Tracts of Darfur farmland damaged by livestock
Herders continued driving their cattle and camels onto farms in Central, South, and North Darfur over the weekend. The grazing damaged vast tracts of farmland.
Farmers in Garsila locality, Central Darfur, face fierce herder attacks on their farms, one of them reported to Radio Dabanga. “During the latest incident on Saturday, militant herders beat and whipped a number of farmers near Garsila, including Koran reciter Mohamed Adam, El Taher Eisa, and Fatima Hassan,” he said. “The grazing destroyed most of our crops.”
In Kedelangi, Zalingei locality, farmers were forced to flee, when militant herders, firing heavily in the air, released their livestock onto their farms. An affected farmer told Radio Dabanga that fields with sorghum, fava beans, and okra were destroyed. He said that they informed the authorities in Zalingei, capital of Central Darfur, but “none of them acted so far”.
A number of farmers in Mershing locality in South Darfur were wounded during several fierce attacks by herdsmen last week. “Mohamed Ibrahim Shumu sustained serious injuries,” a villager reported. He said they filed several complaints to the authorities however they did not move to protect them.
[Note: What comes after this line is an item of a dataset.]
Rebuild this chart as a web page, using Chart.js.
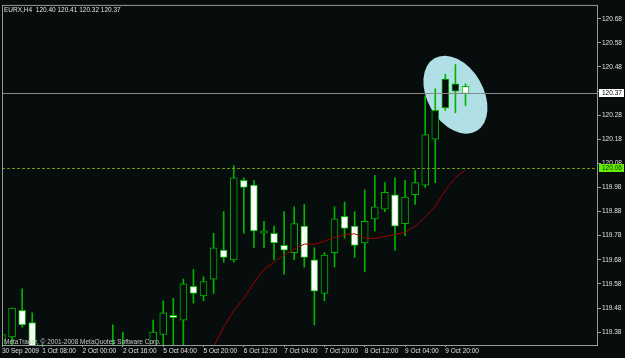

Abbala herdsmen continued to expel villagers from their farms, gardens, and orchards in Kutum locality, North Darfur over the weekend. The grazing destroyed large quantities of sorghum and fava beans, a farmer told Radio Dabanga from Kassab village.
Because of the late and less than average rainfall in various parts of Sudan, there is less and poorer quality pasture available. As a result, herders increasingly drive their livestock onto cultivated farms.
The livestock is being migrated southward towards agricultural land earlier than usual, the Famine Early Warning Systems (FEWS Net) reported in September.